The FAA Certified Flight Instructor — Instrument (CFII) under 14 CFR §61.183 and §61.195(d) is the closest functional equivalent. The FAA CFII allows the holder to give instrument flight instruction in a single or multi-engine aircraft and in FSTDs. The key distinction is the experience prerequisite: the FAA CFII requires only that the applicant hold a current instrument rating and a CFI certificate, with no minimum IFR flight time beyond what was needed to obtain the instrument rating and commercial certificate. The EASA IRI explicitly requires 800 hours of IFR time including 400 hours in actual IMC before the IRI course may be commenced — a substantially higher barrier that reflects EASA's more prescriptive approach to instructor qualification.

Why It Matters for Flight Schools

For EASA ATOs offering integrated CPL/IR programs, the IRI authorization is a staffing constraint distinct from the FI pool. The experience thresholds — 800 hours IFR, 400 hours actual IMC — mean that newly qualified CPL/IR holders cannot immediately become IRIs; they must accumulate a substantial IFR career before qualifying. An ATO that relies on recent CPL/IR graduates as instructor-pilots will have a workforce of FI(A)-qualified instructors but an IRI pool that consists only of more senior, more experienced (and more expensive) pilots. This creates a two-tier instruction cadre for integrated programs: the FI handles VFR phases, the IRI handles the IFR phases, and the scheduling system must ensure that IRI-qualified instructors are assigned to the correct lesson types.

The 3-hour IFR instruction recency requirement for IRI revalidation is an active management concern at ATOs where IRI-qualified instructors also fly the line. A senior instructor who is flying 70–80 hours per month on an airline type is accumulating substantial IFR hours — but airline line flying does not count toward the IRI recency requirement unless it includes logged instruction given. An IRI who moves from full-time instruction to part-time instruction and full-time line flying may inadvertently allow the revalidation-required instruction hours to lapse, particularly if the ATO's revalidation tracking relies on the instructor self-reporting rather than the training management system automatically counting the logged instruction-given entries.

How Aviatize Handles This

Aviatize's training management module enforces IRI authorization as a mandatory constraint for all instrument instruction sessions. The lesson type taxonomy distinguishes VFR dual, IFR dual, FNPT II instrument, and FFS instrument lessons; each IFR or simulator-instrument lesson type requires an IRI (or FI(I)) credential for instructor assignment. The scheduling engine blocks non-IRI instructors from instrument sessions at the booking stage, and the lesson completion workflow captures both the instruction-given hours and the specific IFR flight time character of each lesson — building the per-instructor IFR instruction record that the compliance module uses for revalidation tracking.

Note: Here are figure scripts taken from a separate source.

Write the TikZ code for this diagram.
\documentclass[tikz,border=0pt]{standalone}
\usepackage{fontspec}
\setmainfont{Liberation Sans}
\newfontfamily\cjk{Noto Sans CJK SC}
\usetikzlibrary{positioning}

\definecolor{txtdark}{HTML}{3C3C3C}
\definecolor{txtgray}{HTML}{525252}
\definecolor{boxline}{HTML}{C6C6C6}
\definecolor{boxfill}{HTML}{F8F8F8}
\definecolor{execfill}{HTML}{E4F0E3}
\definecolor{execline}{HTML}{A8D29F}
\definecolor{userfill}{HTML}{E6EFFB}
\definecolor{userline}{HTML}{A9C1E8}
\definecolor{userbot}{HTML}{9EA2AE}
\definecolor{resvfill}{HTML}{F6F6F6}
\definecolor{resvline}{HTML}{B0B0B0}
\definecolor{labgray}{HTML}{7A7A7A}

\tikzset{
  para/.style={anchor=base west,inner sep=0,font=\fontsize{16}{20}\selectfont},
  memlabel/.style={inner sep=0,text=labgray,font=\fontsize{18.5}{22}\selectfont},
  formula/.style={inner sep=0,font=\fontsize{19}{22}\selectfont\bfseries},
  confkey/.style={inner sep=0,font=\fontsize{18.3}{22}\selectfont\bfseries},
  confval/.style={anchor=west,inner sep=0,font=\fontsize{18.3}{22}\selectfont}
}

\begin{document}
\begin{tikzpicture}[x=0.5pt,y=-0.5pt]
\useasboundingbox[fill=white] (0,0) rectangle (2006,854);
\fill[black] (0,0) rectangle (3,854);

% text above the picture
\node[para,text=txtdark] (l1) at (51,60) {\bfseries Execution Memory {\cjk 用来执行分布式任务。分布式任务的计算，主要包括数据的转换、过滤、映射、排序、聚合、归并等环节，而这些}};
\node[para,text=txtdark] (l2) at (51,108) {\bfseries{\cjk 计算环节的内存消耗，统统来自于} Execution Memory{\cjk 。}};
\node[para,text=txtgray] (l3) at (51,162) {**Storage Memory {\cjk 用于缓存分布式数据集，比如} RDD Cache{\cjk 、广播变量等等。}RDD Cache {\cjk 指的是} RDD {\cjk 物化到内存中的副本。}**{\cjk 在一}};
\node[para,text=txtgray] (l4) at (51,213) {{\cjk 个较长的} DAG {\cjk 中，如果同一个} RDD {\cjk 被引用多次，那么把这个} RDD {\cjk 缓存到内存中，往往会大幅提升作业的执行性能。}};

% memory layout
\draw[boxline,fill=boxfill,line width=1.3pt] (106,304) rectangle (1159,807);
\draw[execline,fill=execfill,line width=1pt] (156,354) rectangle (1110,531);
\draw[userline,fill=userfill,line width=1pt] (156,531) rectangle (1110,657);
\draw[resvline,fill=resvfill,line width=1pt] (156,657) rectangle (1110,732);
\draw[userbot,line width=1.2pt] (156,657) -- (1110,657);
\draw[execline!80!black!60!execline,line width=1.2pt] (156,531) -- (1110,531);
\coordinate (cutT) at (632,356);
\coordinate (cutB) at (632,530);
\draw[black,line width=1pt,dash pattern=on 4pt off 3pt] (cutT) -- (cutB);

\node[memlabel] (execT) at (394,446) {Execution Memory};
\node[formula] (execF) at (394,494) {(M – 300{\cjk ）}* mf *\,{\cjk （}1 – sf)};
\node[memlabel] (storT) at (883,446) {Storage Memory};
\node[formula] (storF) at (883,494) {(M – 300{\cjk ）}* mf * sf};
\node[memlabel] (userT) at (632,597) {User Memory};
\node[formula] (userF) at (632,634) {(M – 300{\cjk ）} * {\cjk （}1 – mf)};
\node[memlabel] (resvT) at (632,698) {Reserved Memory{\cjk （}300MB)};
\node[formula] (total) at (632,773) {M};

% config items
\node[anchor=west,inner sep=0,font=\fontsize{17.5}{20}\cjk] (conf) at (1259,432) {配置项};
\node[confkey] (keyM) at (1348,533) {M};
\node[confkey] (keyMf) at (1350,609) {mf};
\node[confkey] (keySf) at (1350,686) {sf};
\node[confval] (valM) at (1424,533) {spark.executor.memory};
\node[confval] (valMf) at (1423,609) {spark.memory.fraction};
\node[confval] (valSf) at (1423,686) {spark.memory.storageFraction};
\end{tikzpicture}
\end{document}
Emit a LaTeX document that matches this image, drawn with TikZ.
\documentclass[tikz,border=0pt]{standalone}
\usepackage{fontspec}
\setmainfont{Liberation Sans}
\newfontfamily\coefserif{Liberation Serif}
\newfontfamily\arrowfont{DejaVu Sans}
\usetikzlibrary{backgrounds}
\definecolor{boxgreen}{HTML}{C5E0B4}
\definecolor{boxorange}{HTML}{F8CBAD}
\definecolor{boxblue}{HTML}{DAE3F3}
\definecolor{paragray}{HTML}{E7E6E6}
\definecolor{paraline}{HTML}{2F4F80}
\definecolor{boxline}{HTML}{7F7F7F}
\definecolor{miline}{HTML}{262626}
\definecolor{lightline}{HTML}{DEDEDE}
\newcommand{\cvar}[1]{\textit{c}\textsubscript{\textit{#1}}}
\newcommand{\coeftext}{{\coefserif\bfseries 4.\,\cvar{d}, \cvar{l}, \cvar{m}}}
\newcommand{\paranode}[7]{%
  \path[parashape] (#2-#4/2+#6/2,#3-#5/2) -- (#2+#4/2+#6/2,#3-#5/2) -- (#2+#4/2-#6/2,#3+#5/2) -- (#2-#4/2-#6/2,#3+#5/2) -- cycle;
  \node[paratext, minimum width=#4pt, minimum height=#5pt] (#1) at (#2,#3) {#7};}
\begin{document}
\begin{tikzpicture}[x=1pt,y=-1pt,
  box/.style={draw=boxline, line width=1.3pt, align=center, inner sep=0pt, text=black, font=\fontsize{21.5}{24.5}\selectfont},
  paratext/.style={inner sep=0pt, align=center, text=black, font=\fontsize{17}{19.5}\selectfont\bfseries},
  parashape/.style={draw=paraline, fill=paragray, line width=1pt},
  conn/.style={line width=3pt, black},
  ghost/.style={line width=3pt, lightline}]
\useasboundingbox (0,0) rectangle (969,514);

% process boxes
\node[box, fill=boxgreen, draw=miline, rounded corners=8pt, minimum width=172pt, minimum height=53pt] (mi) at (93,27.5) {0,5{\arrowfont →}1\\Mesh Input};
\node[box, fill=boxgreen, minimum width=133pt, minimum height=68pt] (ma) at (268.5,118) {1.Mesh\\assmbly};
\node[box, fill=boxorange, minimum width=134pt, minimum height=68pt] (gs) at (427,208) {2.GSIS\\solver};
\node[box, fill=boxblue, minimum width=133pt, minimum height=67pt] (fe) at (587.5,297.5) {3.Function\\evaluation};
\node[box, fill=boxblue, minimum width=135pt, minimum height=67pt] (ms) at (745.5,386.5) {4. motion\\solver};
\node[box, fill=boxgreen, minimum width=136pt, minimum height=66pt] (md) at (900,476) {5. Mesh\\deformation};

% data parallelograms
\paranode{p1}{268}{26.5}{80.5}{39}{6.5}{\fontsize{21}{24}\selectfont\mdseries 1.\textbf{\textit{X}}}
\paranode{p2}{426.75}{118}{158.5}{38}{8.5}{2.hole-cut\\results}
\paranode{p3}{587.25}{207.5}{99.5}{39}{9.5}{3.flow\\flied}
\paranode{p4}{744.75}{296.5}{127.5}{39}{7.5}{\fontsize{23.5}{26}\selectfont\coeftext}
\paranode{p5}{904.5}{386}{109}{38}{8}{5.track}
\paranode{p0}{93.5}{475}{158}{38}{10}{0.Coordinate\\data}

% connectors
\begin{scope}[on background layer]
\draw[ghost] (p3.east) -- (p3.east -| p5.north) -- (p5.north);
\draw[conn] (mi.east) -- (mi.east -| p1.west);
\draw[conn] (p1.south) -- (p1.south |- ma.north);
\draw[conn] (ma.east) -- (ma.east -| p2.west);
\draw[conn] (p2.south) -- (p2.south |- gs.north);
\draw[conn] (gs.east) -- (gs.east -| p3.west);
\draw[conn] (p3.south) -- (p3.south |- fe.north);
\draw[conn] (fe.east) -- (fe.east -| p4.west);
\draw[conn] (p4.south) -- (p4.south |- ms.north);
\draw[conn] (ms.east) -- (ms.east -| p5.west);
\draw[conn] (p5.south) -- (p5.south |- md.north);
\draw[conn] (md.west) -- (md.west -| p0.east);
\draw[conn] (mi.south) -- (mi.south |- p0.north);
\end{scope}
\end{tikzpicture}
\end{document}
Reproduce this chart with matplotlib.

For CB-IR programs specifically, the training management module supports the 80-hour minimum structure with the 50-hour simulator minimum as a hard gate: the system tracks total instrument instruction hours, total simulator instruction hours, and progress against the CB-IR standard course syllabus items simultaneously. The Head of Training can view each CB-IR student's progress against all three dimensions in a single dashboard, and the system flags students whose simulator-to-aircraft ratio is running below the 50-hour simulator minimum before the course is complete — enabling corrective scheduling before the student reaches the skill-test stage with an unmet minimum that would void the skill test application.